Information shown:
## begin
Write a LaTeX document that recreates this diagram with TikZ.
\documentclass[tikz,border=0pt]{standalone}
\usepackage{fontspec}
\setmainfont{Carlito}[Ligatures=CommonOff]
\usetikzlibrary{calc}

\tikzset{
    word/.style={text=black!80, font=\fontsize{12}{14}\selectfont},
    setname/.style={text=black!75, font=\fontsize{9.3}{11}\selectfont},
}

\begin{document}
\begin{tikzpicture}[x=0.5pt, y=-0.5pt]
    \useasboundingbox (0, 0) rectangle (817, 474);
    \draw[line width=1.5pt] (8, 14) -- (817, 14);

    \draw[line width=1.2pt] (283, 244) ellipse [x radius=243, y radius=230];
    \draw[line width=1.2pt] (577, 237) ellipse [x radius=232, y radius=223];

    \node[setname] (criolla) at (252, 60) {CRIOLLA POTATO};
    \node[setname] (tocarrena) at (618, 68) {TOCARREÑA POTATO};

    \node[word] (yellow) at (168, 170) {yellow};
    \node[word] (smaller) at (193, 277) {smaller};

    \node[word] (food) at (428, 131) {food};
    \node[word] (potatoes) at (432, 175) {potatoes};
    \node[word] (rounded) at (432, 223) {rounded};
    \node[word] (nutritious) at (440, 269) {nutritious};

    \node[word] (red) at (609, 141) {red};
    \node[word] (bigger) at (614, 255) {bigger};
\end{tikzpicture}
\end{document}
## end
## begin
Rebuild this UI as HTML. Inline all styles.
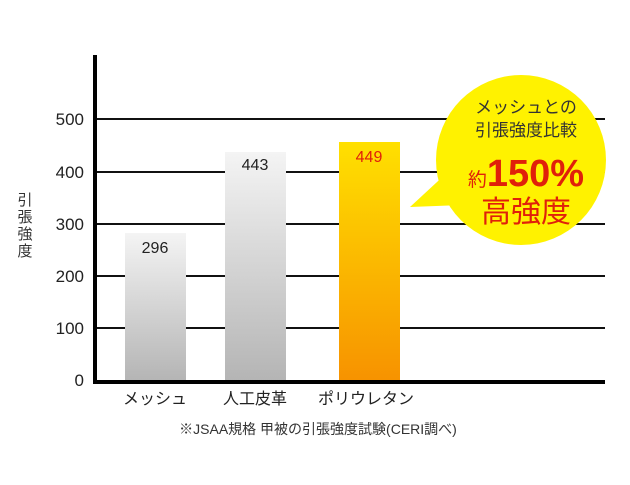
## end
## begin
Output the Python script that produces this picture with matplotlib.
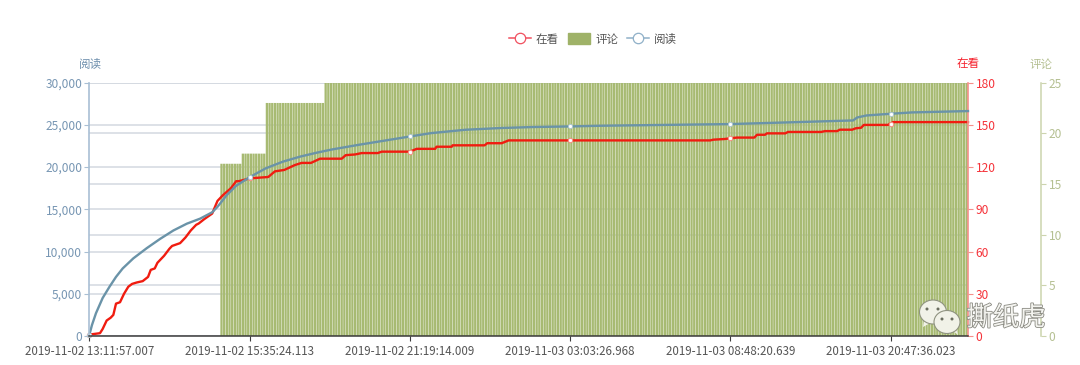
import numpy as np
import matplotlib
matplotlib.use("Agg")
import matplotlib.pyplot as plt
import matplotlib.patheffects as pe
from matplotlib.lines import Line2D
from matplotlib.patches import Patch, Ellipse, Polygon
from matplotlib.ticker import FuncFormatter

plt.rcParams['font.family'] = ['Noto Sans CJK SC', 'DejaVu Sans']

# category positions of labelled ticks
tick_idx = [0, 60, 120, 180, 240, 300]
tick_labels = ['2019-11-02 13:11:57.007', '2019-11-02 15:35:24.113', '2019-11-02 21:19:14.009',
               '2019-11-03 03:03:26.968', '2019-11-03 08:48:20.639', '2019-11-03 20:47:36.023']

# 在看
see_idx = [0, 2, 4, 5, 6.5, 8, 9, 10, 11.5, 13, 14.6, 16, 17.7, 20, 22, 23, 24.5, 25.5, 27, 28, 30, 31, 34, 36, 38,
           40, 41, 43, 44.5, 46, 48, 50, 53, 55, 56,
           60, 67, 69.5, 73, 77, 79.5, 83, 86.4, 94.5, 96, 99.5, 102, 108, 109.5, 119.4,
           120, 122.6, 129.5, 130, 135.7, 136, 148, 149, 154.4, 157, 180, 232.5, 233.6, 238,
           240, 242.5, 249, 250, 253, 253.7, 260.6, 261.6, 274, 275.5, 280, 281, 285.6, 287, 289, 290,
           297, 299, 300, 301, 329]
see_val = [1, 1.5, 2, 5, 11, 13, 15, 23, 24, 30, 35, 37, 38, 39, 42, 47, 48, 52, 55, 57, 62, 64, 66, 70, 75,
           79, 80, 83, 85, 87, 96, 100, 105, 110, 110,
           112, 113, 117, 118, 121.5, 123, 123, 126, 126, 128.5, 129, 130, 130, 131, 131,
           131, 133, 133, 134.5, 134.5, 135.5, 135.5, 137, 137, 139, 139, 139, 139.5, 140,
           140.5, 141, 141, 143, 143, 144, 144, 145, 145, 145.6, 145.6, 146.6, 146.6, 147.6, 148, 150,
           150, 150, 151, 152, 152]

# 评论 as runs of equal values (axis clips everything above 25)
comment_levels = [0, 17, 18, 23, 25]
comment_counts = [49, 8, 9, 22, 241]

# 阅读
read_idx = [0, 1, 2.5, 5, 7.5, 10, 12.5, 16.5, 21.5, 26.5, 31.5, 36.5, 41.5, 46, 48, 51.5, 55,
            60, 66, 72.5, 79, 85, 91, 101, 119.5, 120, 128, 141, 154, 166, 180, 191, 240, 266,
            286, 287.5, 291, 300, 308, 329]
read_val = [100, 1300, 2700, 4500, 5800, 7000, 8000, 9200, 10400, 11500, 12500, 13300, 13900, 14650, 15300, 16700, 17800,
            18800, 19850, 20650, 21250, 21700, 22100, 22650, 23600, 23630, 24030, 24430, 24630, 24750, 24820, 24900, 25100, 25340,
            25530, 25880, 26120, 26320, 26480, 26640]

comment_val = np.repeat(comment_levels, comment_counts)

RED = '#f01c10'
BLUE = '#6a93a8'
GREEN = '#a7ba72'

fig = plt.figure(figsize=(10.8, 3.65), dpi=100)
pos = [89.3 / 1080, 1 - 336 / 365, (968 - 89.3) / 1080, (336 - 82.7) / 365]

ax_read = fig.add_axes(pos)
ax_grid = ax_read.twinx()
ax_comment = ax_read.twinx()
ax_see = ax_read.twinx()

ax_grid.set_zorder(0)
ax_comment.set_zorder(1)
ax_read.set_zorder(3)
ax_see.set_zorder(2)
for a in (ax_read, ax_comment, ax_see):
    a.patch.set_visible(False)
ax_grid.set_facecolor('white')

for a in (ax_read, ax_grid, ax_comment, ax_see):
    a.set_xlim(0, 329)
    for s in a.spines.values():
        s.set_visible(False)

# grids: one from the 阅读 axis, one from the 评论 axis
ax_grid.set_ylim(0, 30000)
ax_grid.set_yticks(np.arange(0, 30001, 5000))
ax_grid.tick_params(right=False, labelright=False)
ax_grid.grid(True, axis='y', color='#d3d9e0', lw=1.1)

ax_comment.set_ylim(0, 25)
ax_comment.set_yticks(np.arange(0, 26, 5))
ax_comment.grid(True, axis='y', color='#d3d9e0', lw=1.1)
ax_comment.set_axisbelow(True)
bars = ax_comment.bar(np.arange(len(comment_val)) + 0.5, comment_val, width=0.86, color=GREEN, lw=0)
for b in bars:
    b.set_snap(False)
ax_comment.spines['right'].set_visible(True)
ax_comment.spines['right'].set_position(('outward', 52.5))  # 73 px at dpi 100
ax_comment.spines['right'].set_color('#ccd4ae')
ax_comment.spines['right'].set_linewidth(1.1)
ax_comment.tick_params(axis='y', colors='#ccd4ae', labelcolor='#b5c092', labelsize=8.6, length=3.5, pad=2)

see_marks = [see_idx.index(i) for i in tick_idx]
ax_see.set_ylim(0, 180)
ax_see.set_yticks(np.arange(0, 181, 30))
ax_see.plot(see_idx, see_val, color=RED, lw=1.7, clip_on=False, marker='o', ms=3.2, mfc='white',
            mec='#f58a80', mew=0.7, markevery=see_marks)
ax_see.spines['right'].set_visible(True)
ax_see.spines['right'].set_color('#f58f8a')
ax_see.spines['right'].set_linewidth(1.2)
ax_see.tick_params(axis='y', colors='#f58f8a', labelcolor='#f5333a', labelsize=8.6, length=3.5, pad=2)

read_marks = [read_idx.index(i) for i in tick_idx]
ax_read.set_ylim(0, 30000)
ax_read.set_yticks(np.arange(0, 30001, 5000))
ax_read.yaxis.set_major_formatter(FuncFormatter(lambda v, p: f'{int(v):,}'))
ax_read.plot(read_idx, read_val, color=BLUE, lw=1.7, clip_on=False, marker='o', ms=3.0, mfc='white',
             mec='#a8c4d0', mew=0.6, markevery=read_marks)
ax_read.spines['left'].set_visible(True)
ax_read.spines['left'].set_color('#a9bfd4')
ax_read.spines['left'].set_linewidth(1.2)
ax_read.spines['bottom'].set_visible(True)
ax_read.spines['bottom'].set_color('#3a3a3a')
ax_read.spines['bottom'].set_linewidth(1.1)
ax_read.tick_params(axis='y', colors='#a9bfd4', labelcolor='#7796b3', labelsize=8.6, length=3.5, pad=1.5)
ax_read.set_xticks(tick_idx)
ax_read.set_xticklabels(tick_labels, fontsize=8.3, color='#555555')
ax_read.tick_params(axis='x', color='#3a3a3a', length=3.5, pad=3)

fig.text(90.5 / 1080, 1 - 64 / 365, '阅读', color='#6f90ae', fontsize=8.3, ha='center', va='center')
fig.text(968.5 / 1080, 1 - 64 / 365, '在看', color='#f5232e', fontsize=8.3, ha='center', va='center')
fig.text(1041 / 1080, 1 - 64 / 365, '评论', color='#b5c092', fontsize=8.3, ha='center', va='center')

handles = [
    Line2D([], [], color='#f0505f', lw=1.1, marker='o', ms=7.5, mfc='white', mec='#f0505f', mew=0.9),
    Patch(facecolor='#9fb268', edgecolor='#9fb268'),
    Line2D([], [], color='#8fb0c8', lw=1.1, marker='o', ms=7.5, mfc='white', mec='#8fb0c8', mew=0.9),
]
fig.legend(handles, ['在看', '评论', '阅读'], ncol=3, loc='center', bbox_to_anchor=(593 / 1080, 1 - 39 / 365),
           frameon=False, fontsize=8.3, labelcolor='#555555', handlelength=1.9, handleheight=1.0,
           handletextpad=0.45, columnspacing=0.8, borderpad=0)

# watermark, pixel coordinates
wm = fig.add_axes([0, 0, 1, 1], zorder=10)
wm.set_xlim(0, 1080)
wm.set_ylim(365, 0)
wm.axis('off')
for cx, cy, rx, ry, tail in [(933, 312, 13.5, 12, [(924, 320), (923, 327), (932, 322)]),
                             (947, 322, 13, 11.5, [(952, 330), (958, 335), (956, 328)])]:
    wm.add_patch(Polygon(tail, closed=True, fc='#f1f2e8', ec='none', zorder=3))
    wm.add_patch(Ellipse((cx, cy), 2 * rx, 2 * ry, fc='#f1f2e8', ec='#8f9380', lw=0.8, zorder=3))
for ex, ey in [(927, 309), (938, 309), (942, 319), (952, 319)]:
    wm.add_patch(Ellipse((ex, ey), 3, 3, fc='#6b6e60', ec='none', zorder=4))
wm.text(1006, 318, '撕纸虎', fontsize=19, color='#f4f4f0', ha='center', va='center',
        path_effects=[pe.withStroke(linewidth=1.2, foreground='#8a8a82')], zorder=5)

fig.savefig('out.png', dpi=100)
## end
Aim of the task: Your task is to repeat the lines from the one containing "Write a LaTeX" to the one containing "at (193, 277)", both lines included. Leave out every other line.

Exercise result:
Write a LaTeX document that recreates this diagram with TikZ.
\documentclass[tikz,border=0pt]{standalone}
\usepackage{fontspec}
\setmainfont{Carlito}[Ligatures=CommonOff]
\usetikzlibrary{calc}

\tikzset{
    word/.style={text=black!80, font=\fontsize{12}{14}\selectfont},
    setname/.style={text=black!75, font=\fontsize{9.3}{11}\selectfont},
}

\begin{document}
\begin{tikzpicture}[x=0.5pt, y=-0.5pt]
    \useasboundingbox (0, 0) rectangle (817, 474);
    \draw[line width=1.5pt] (8, 14) -- (817, 14);

    \draw[line width=1.2pt] (283, 244) ellipse [x radius=243, y radius=230];
    \draw[line width=1.2pt] (577, 237) ellipse [x radius=232, y radius=223];

    \node[setname] (criolla) at (252, 60) {CRIOLLA POTATO};
    \node[setname] (tocarrena) at (618, 68) {TOCARREÑA POTATO};

    \node[word] (yellow) at (168, 170) {yellow};
    \node[word] (smaller) at (193, 277) {smaller};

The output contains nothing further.